## Task to carry out
Reproduce the full listing below unchanged, apart from the pictures.

## Collected material
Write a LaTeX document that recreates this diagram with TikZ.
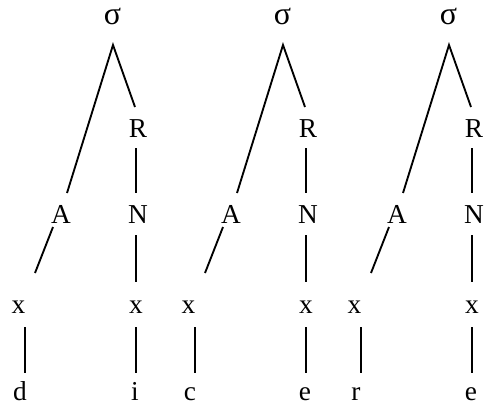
\documentclass[tikz,border=0pt]{standalone}
\usepackage{fontspec}
\setmainfont{Liberation Serif}
\tikzset{
  lab/.style={anchor=base, inner sep=0pt, font=\fontsize{20.5}{24}\selectfont},
  sig/.style={anchor=base, inner sep=0pt, font=\fontsize{24}{28}\selectfont},
  edge/.style={line width=1.4pt}
}
\begin{document}
\begin{tikzpicture}[x=0.75pt,y=-0.75pt]
\useasboundingbox (0,0) rectangle (485,410);
\foreach \o/\t/\l/\r in {0/1/d/i,170/2/c/e,336/3/r/e}{
  \begin{scope}[xshift=\o*0.75pt]
    \node[sig] (s\t)  at (112.5,25)  {σ};
    \node[lab] (R\t)  at (138,137) {R};
    \node[lab] (A\t)  at (61,223)  {A};
    \node[lab] (N\t)  at (138,223) {N};
    \node[lab] (xl\t) at (18.5,313) {x};
    \node[lab] (xr\t) at (136,313) {x};
    \node[lab] (ll\t) at (20,400)  {\l};
    \node[lab] (lr\t) at (135,400) {\r};
    % connector end points
    \coordinate (sap\t) at (113,45);
    \coordinate (At\t)  at (67,193);
    \coordinate (Rt\t)  at (135,107);
    \coordinate (Rb\t)  at (136,148);
    \coordinate (Nt\t)  at (136,193);
    \coordinate (Nb\t)  at (136,235);
    \coordinate (xrt\t) at (136,282);
    \coordinate (xrb\t) at (136,327);
    \coordinate (lrt\t) at (136,373);
    \coordinate (Ab\t)  at (53,227);
    \coordinate (xlt\t) at (35,273);
    \coordinate (xlb\t) at (25,327);
    \coordinate (llt\t) at (25,373);
    \draw[edge] (At\t) -- (sap\t) -- (Rt\t);
    \draw[edge] (Rb\t) -- (Nt\t);
    \draw[edge] (Nb\t) -- (xrt\t);
    \draw[edge] (xrb\t) -- (lrt\t);
    \draw[edge] (Ab\t) -- (xlt\t);
    \draw[edge] (xlb\t) -- (llt\t);
  \end{scope}
}
\end{tikzpicture}
\end{document}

## Answer to this task
Write a LaTeX document that recreates this diagram with TikZ.
\documentclass[tikz,border=0pt]{standalone}
\usepackage{fontspec}
\setmainfont{Liberation Serif}
\tikzset{
  lab/.style={anchor=base, inner sep=0pt, font=\fontsize{20.5}{24}\selectfont},
  sig/.style={anchor=base, inner sep=0pt, font=\fontsize{24}{28}\selectfont},
  edge/.style={line width=1.4pt}
}
\begin{document}
\begin{tikzpicture}[x=0.75pt,y=-0.75pt]
\useasboundingbox (0,0) rectangle (485,410);
\foreach \o/\t/\l/\r in {0/1/d/i,170/2/c/e,336/3/r/e}{
  \begin{scope}[xshift=\o*0.75pt]
    \node[sig] (s\t)  at (112.5,25)  {σ};
    \node[lab] (R\t)  at (138,137) {R};
    \node[lab] (A\t)  at (61,223)  {A};
    \node[lab] (N\t)  at (138,223) {N};
    \node[lab] (xl\t) at (18.5,313) {x};
    \node[lab] (xr\t) at (136,313) {x};
    \node[lab] (ll\t) at (20,400)  {\l};
    \node[lab] (lr\t) at (135,400) {\r};
    % connector end points
    \coordinate (sap\t) at (113,45);
    \coordinate (At\t)  at (67,193);
    \coordinate (Rt\t)  at (135,107);
    \coordinate (Rb\t)  at (136,148);
    \coordinate (Nt\t)  at (136,193);
    \coordinate (Nb\t)  at (136,235);
    \coordinate (xrt\t) at (136,282);
    \coordinate (xrb\t) at (136,327);
    \coordinate (lrt\t) at (136,373);
    \coordinate (Ab\t)  at (53,227);
    \coordinate (xlt\t) at (35,273);
    \coordinate (xlb\t) at (25,327);
    \coordinate (llt\t) at (25,373);
    \draw[edge] (At\t) -- (sap\t) -- (Rt\t);
    \draw[edge] (Rb\t) -- (Nt\t);
    \draw[edge] (Nb\t) -- (xrt\t);
    \draw[edge] (xrb\t) -- (lrt\t);
    \draw[edge] (Ab\t) -- (xlt\t);
    \draw[edge] (xlb\t) -- (llt\t);
  \end{scope}
}
\end{tikzpicture}
\end{document}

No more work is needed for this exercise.